13. The method of claim 12, wherein the system monitor comprises a database operatively connected via the network; wherein a profile is storable in the database; wherein the profile includes information relating to the ECM and the pump components operated at an installation location, historical data for determining analytics, and billing information; wherein the profile is serviceable by the system monitor to monitor the ECM and report feedback to a user requiring a subscription for monetization; wherein the ECM is updatable by the system monitor via the network; and wherein the operation of step (a) further comprises:
(i) communicating by the ECM with a router via a local area network, and
(ii) directing the communication between the ECM and the system monitor via the Internet using the router.

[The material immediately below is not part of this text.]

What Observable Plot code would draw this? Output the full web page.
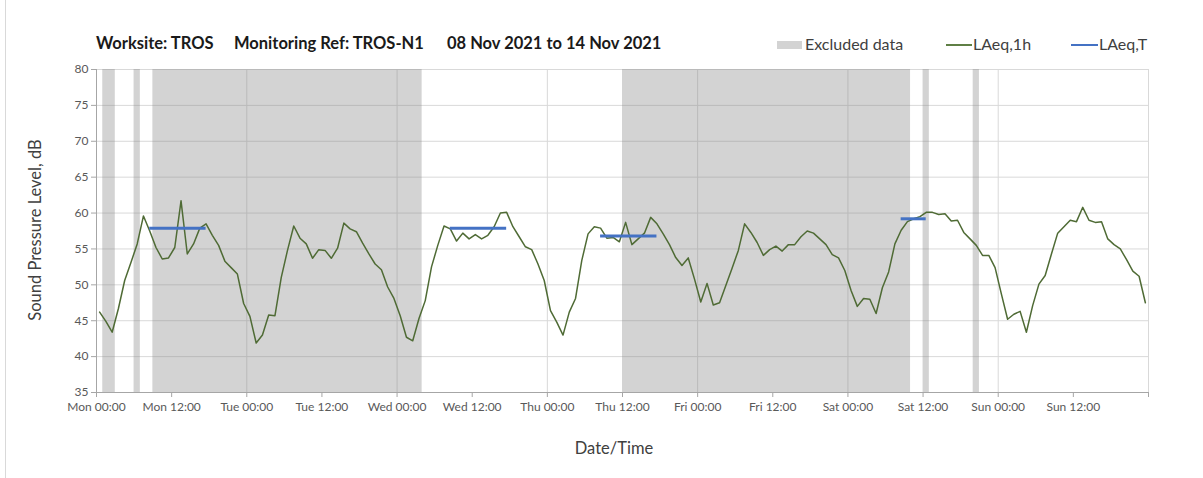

14. The method of claim 12, wherein the pump components comprise a motor includable in a pump, a battery, and a power source; wherein the motor is locatable in a sump; and wherein the sensor comprises a motor sensor, a battery sensor, a water level sensor, a power sensor, and a humidity sensor.
15. The method of claim 12, wherein a display is operatively connectable to the ECM to provide feedback and wherein a keypad is operatively connectable to the ECM to at least partially control the system.